Well, we do this quite regularly, mainly in the area of drug formulary decision-making, where the main criterion is usually, it’s not worth it (rather than, it’s entirely useless or adds no value in no cases compared to existing products). If we apply the standard of absolute sensitivity and specificity to our definitions, there won’t be very much to eliminate categorically.
Hence the real discussion – much more nuanced than we were able to make in our short piece, and in any case I suspect Steve and I would have to have many dinners, some randomly assigned to include a lot of good wine and other potions to test for the effect on our wisdom, before we could agree on exactly where we would draw the line conceptually, let alone empirically, on the issues of probability and risk.

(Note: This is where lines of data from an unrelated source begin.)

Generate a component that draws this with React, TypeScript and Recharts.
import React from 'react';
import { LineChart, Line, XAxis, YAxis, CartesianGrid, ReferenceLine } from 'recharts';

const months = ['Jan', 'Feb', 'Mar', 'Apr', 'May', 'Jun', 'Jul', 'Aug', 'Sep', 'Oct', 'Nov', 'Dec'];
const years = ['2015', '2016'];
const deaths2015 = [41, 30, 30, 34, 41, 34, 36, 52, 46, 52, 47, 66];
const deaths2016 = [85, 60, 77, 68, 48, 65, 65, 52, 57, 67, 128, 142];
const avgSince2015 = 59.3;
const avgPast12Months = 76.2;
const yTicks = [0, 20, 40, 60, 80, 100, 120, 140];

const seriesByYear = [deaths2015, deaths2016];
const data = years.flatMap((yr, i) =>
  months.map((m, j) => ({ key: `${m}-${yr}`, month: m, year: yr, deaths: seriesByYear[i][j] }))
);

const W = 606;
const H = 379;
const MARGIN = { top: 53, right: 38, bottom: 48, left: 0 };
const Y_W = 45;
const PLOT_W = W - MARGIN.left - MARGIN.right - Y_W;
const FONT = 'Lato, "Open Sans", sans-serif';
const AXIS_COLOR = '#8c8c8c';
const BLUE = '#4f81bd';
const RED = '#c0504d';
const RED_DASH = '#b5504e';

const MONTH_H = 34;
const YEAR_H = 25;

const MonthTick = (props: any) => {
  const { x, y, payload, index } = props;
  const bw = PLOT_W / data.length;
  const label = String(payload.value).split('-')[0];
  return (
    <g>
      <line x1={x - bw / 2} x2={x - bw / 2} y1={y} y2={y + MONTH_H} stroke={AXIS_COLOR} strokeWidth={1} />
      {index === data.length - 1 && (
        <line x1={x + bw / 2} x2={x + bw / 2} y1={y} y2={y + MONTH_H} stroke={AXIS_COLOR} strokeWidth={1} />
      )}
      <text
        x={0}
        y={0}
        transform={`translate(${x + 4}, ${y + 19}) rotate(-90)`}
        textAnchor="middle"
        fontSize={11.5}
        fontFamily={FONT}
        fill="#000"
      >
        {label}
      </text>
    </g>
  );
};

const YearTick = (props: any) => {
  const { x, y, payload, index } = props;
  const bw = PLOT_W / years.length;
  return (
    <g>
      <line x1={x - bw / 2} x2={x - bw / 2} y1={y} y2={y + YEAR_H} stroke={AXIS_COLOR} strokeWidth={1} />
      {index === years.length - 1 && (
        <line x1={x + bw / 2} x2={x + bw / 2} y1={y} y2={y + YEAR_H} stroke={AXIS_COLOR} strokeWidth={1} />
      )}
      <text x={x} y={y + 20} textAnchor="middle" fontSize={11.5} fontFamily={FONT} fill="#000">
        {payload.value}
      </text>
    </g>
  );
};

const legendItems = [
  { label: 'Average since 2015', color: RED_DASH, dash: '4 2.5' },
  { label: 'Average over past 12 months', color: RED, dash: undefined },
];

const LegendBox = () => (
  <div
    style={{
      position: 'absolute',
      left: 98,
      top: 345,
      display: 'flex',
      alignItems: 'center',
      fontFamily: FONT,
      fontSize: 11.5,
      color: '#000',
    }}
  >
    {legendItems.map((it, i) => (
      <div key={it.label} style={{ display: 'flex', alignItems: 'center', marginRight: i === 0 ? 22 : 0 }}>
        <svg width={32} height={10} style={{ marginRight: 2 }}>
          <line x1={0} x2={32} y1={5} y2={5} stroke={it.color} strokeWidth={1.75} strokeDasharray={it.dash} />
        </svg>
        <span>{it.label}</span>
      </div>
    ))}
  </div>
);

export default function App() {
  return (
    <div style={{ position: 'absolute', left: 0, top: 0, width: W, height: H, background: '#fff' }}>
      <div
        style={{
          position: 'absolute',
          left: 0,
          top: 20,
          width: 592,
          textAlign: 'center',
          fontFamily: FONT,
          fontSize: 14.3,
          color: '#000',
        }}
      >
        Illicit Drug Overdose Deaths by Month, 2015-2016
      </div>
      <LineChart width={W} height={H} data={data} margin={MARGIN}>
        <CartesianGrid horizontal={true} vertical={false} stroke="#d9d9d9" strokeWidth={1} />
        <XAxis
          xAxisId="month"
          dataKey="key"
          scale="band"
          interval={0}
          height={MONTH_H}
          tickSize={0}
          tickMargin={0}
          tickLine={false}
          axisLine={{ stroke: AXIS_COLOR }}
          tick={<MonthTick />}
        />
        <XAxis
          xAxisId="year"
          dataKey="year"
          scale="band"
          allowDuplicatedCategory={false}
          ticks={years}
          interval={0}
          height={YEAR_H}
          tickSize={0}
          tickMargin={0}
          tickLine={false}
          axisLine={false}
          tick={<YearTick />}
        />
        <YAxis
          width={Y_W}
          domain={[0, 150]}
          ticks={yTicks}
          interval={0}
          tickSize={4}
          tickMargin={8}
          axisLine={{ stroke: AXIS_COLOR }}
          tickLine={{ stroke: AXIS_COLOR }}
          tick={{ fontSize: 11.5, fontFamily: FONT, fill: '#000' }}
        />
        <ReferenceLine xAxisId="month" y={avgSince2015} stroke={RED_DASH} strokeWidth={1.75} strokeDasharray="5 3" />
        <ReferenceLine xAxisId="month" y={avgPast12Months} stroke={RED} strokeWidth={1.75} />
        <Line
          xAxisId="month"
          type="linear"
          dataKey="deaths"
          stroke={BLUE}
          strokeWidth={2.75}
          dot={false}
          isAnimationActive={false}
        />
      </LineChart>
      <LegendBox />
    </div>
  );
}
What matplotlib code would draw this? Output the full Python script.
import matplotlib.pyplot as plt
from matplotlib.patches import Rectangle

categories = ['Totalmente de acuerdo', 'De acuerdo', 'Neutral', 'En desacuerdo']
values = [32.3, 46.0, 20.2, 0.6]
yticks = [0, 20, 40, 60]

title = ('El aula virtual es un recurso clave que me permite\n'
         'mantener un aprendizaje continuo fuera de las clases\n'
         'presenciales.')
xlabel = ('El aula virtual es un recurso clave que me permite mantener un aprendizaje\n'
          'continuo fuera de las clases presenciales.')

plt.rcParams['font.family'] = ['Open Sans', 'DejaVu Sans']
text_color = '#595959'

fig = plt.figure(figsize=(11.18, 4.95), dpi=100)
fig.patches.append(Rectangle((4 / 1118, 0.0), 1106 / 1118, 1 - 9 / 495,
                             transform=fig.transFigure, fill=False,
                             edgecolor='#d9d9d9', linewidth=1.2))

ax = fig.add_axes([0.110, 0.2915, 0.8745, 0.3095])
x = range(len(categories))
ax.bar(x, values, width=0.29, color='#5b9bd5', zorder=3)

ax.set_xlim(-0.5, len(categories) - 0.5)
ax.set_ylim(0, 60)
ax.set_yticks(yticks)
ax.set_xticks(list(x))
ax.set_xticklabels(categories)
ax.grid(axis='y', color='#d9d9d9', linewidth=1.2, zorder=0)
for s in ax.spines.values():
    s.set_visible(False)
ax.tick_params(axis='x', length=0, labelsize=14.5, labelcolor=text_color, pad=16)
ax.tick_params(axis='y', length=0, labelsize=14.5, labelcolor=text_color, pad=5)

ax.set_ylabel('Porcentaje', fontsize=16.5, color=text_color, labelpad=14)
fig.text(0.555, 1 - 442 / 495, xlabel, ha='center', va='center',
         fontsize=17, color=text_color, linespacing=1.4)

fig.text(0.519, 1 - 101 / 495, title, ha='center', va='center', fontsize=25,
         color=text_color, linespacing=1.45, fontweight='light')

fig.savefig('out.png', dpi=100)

The real challenge is to reduce the “number needed to treat” to achieve positive benefits. If you prescribe Ritalin to enough kids you will generate a positive effect on ADD, but if we systematically overdiagnose ADD we will cause harm and/or be less efficient. A vastly oversimplified but nonetheless, I would suggest, reasonable description of contemporary health care is that it is fixated on sensitivity and indifferent to specificity.
In any event, your remarks have done what good remarks should – they have stimulated further thinking. I can imagine a great 2-day symposium on conceptual and empirical issues in eliminating health care waste, ending in a consensus statement on how to go about (yes I am on occasion an optimist).”
cimetidine/ranitidine is a bad example: cimetidine is barely available now, and there are good reasons for junking it: the very large numbers of interactions with other drugs. Ranitidine is long off-patent so the cost savings are minimal anyway.
A better example would be the later iteration of peptic ulcer treatment: omeprazole vs. esomeprazole, the (pharma-sponsored) studies don’t compare equivalent doses so obviously esomeprazole comes out better, and there is no putative mechanism for why it would work better.
Off-label prescribing is a complex issue, as listed indications often have more to do with the commercial exigencies of the manufacturer rather than want the drug is actually useful for. The biggest issue is that many manufacturers don’t bother getting a paediatric listing, so much of paediatric (and pretty much all child psychiatric) prescribing is off-label.
Even in adults off-label prescribing is pretty common, much of it is inappropriate, sure, but much isn’t. For example, consider psychotic depression. It’s not schizophrenia or bipolar, so technically none of the newer antipsychotics are listed. If off-label was forbidden these patient would have to be on older drugs which have much more severe side-effects. Yet if the same patient later had a manic epsiode, without psychosis, magically the newer antipsychotics would be ‘allowed’ (under the bipolar listing), even though this makes no sense clinically.